§ **WHAT TO WORK ON**: Leave the pictures out and quote every line from the start of the listing to the line with "0.7154, 0.8122, 0.8085];", inclusive.

§ **DATA**:
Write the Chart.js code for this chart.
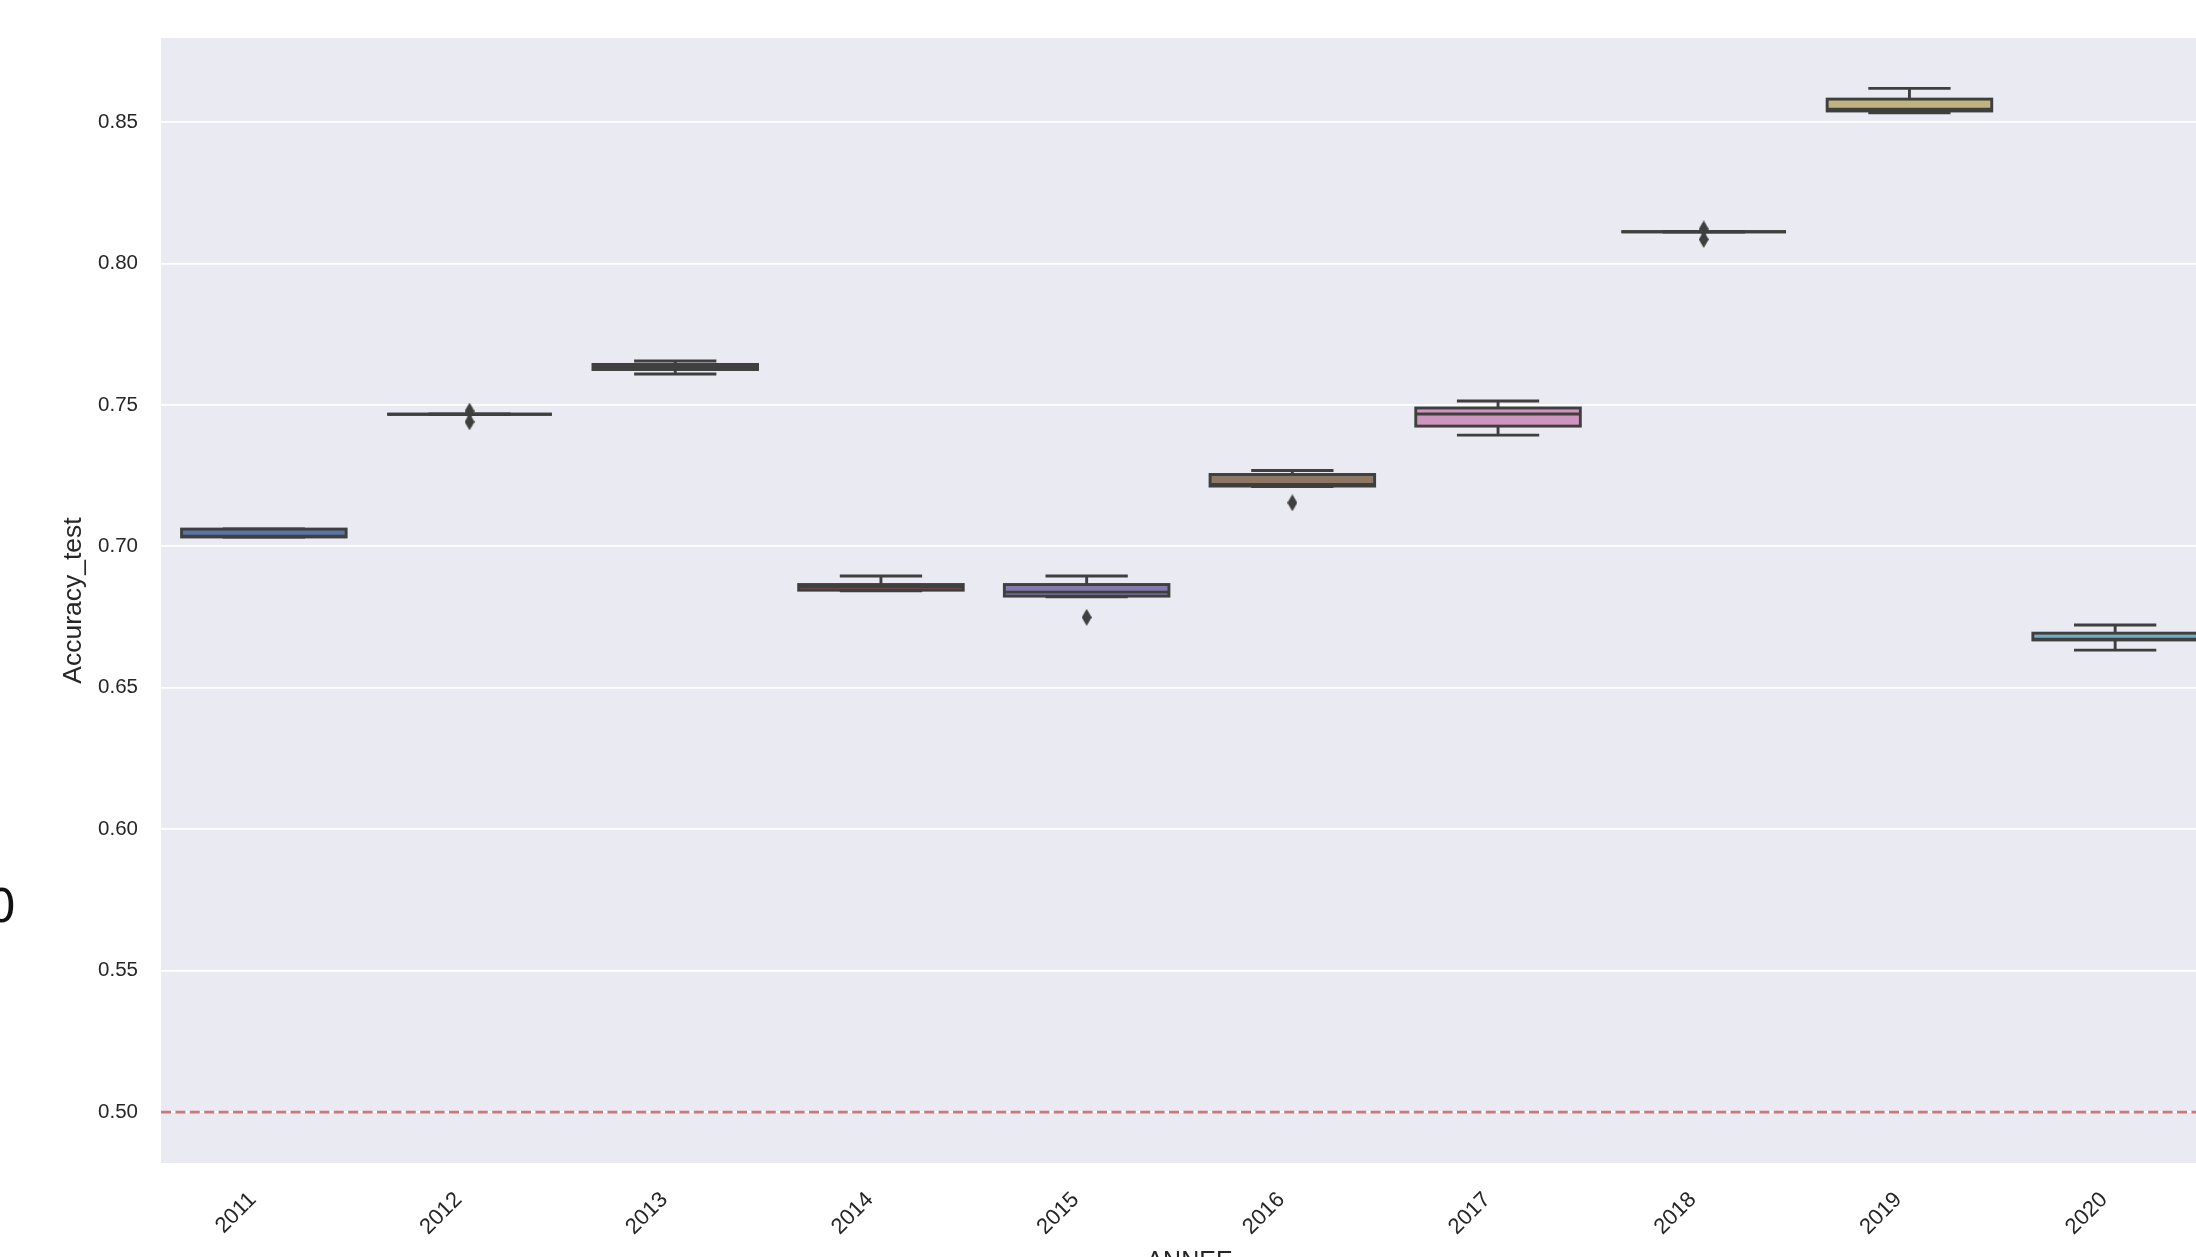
<!DOCTYPE html>
<html>
<head>
<meta charset="utf-8">
<script src="https://cdn.jsdelivr.net/npm/chart.js@4.4.1/dist/chart.umd.min.js"></script>
<style>
    html, body { margin: 0; padding: 0; background: #ffffff; overflow: hidden; }
    #wrap { position: relative; width: 2240px; height: 1300px; }
    #stray { position: absolute; left: -13px; top: 883px; font: 46px/46px "DejaVu Sans", sans-serif; color: #111111; }
</style>
</head>
<body>
<div id="wrap">
    <canvas id="accuracy-chart" width="2240" height="1300"></canvas>
    <div id="stray">0</div>
</div>
<script>
// Years on the x axis
const years = ['2011', '2012', '2013', '2014', '2015', '2016', '2017', '2018', '2019', '2020'];

// Box statistics per year
const whiskerLow  = [0.7033, 0.7466, 0.7609, 0.6843, 0.6822, 0.7211, 0.7393, 0.8111, 0.8533, 0.6633];
const quartile1   = [0.7033, 0.7467, 0.7625, 0.6845, 0.6824, 0.7213, 0.7425, 0.8112, 0.8539, 0.6669];
const medians     = [0.7036, 0.7467, 0.7634, 0.6856, 0.6838, 0.7219, 0.7468, 0.8112, 0.8545, 0.6672];
const quartile3   = [0.7061, 0.7467, 0.7643, 0.6865, 0.6865, 0.7254, 0.7489, 0.8112, 0.8581, 0.6693];
const whiskerHigh = [0.7061, 0.7468, 0.7655, 0.6895, 0.6895, 0.7268, 0.7514, 0.8113, 0.8619, 0.6722];

// Outliers (fliers)
const outlierYears  = ['2012', '2012', '2015', '2016', '2018', '2018'];
const outlierValues = [0.7478, 0.7440, 0.6749, 0.7154, 0.8122, 0.8085];

// Y ticks and reference line
const yTicks = [0.50, 0.55, 0.60, 0.65, 0.70, 0.75, 0.80, 0.85];
const referenceLevel = 0.5;

const boxColors = ['#5975a4', '#cc8963', '#5f9e6e', '#b55d60', '#857aab',
                   '#8d7866', '#d095bf', '#8c8c8c', '#c1b37f', '#71aec0'];
const edgeColor = '#3f3f3f';
const textColor = '#262626';

Chart.defaults.font.family = '"Liberation Sans", Arial, sans-serif';

// Thin diamond marker for the fliers
function makeDiamond(w, h, color) {
    const c = document.createElement('canvas');
    c.width = w;
    c.height = h;
    const g = c.getContext('2d');
    g.fillStyle = color;
    g.beginPath();
    g.moveTo(w / 2, 0);
    g.lineTo(w, h / 2);
    g.lineTo(w / 2, h);
    g.lineTo(0, h / 2);
    g.closePath();
    g.fill();
    return c;
}

// Grey plot background
const backgroundPlugin = {
    id: 'plotBackground',
    beforeDraw(chart) {
        const { ctx, chartArea } = chart;
        ctx.save();
        ctx.fillStyle = '#eaeaf2';
        ctx.fillRect(chartArea.left, chartArea.top, chartArea.right - chartArea.left, chartArea.bottom - chartArea.top);
        ctx.restore();
    }
};

// Boxes, whiskers, caps and medians, placed with the chart scales
const boxPlugin = {
    id: 'boxes',
    beforeDatasetsDraw(chart) {
        const { ctx } = chart;
        const xs = chart.scales.x;
        const ys = chart.scales.y;
        const boxWidth = 0.8;
        ctx.save();
        ctx.lineWidth = 2.9;
        ctx.strokeStyle = edgeColor;
        ctx.lineCap = 'butt';
        years.forEach((year, i) => {
            const cx = xs.getPixelForValue(i);
            const left = xs.getPixelForValue(i - boxWidth / 2);
            const right = xs.getPixelForValue(i + boxWidth / 2);
            const capLeft = xs.getPixelForValue(i - boxWidth / 4);
            const capRight = xs.getPixelForValue(i + boxWidth / 4);
            const yLo = ys.getPixelForValue(whiskerLow[i]);
            const yQ1 = ys.getPixelForValue(quartile1[i]);
            const yMed = ys.getPixelForValue(medians[i]);
            const yQ3 = ys.getPixelForValue(quartile3[i]);
            const yHi = ys.getPixelForValue(whiskerHigh[i]);

            // whiskers
            ctx.beginPath();
            ctx.moveTo(cx, yQ3);
            ctx.lineTo(cx, yHi);
            ctx.moveTo(cx, yQ1);
            ctx.lineTo(cx, yLo);
            // caps
            ctx.moveTo(capLeft, yHi);
            ctx.lineTo(capRight, yHi);
            ctx.moveTo(capLeft, yLo);
            ctx.lineTo(capRight, yLo);
            ctx.stroke();

            // box
            ctx.fillStyle = boxColors[i];
            ctx.fillRect(left, yQ3, right - left, yQ1 - yQ3);
            ctx.strokeRect(left, yQ3, right - left, yQ1 - yQ3);

            // median
            ctx.beginPath();
            ctx.moveTo(left, yMed);
            ctx.lineTo(right, yMed);
            ctx.stroke();
        });
        ctx.restore();
    },
    afterDatasetsDraw(chart) {
        // dashed reference line at 0.5
        const { ctx, chartArea } = chart;
        const y = chart.scales.y.getPixelForValue(referenceLevel);
        ctx.save();
        ctx.strokeStyle = '#d0767b';
        ctx.lineWidth = 2.7;
        ctx.setLineDash([10, 4.4]);
        ctx.beginPath();
        ctx.moveTo(chartArea.left, y);
        ctx.lineTo(chartArea.right, y);
        ctx.stroke();
        ctx.restore();
    }
};

const ctx = document.getElementById('accuracy-chart').getContext('2d');
new Chart(ctx, {
    type: 'scatter',
    data: {
        labels: years,
        datasets: [{
            label: 'fliers',
            data: outlierYears.map((year, i) => ({ x: year, y: outlierValues[i] })),
            pointStyle: makeDiamond(10, 17, edgeColor),
            pointRadius: 7,
            pointHoverRadius: 7
        }]
    },
    options: {
        responsive: false,
        devicePixelRatio: 1,
        animation: false,
        layout: { padding: { left: 0, right: 22, top: 38, bottom: 0 } },
        plugins: {
            legend: { display: false },
            tooltip: { enabled: false }
        },
        scales: {
            x: {
                type: 'category',
                offset: true,
                grid: { display: false, drawTicks: false },
                border: { display: false },
                ticks: {
                    color: textColor,
                    font: { size: 22 },
                    minRotation: 45,
                    maxRotation: 45,
                    autoSkip: false,
                    padding: 24,
                    labelOffset: -11
                },
                title: {
                    display: true,
                    text: 'ANNEE',
                    color: textColor,
                    font: { size: 25 },
                    padding: { top: 0, bottom: 23 }
                },
                afterFit(scale) { scale.height = 137; }
            },
            y: {
                type: 'linear',
                min: 0.482,
                max: 0.8797,
                afterBuildTicks(scale) {
                    scale.ticks = yTicks.map(v => ({ value: v }));
                },
                grid: { color: '#ffffff', lineWidth: 1.8, drawTicks: false },
                border: { display: false },
                ticks: {
                    color: textColor,
                    font: { size: 20.5 },
                    padding: 23,
                    callback: v => v.toFixed(2)
                },
                title: {
                    display: true,
                    text: 'Accuracy_test',
                    color: textColor,
                    font: { size: 26.5 },
                    padding: { top: 58, bottom: 0 }
                },
                afterFit(scale) { scale.width = 161; }
            }
        }
    },
    plugins: [backgroundPlugin, boxPlugin]
});
</script>
</body>
</html>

§ **SOLUTION TO THIS PROBLEM**:
Write the Chart.js code for this chart.
<!DOCTYPE html>
<html>
<head>
<meta charset="utf-8">
<script src="https://cdn.jsdelivr.net/npm/chart.js@4.4.1/dist/chart.umd.min.js"></script>
<style>
    html, body { margin: 0; padding: 0; background: #ffffff; overflow: hidden; }
    #wrap { position: relative; width: 2240px; height: 1300px; }
    #stray { position: absolute; left: -13px; top: 883px; font: 46px/46px "DejaVu Sans", sans-serif; color: #111111; }
</style>
</head>
<body>
<div id="wrap">
    <canvas id="accuracy-chart" width="2240" height="1300"></canvas>
    <div id="stray">0</div>
</div>
<script>
// Years on the x axis
const years = ['2011', '2012', '2013', '2014', '2015', '2016', '2017', '2018', '2019', '2020'];

// Box statistics per year
const whiskerLow  = [0.7033, 0.7466, 0.7609, 0.6843, 0.6822, 0.7211, 0.7393, 0.8111, 0.8533, 0.6633];
const quartile1   = [0.7033, 0.7467, 0.7625, 0.6845, 0.6824, 0.7213, 0.7425, 0.8112, 0.8539, 0.6669];
const medians     = [0.7036, 0.7467, 0.7634, 0.6856, 0.6838, 0.7219, 0.7468, 0.8112, 0.8545, 0.6672];
const quartile3   = [0.7061, 0.7467, 0.7643, 0.6865, 0.6865, 0.7254, 0.7489, 0.8112, 0.8581, 0.6693];
const whiskerHigh = [0.7061, 0.7468, 0.7655, 0.6895, 0.6895, 0.7268, 0.7514, 0.8113, 0.8619, 0.6722];

// Outliers (fliers)
const outlierYears  = ['2012', '2012', '2015', '2016', '2018', '2018'];
const outlierValues = [0.7478, 0.7440, 0.6749, 0.7154, 0.8122, 0.8085];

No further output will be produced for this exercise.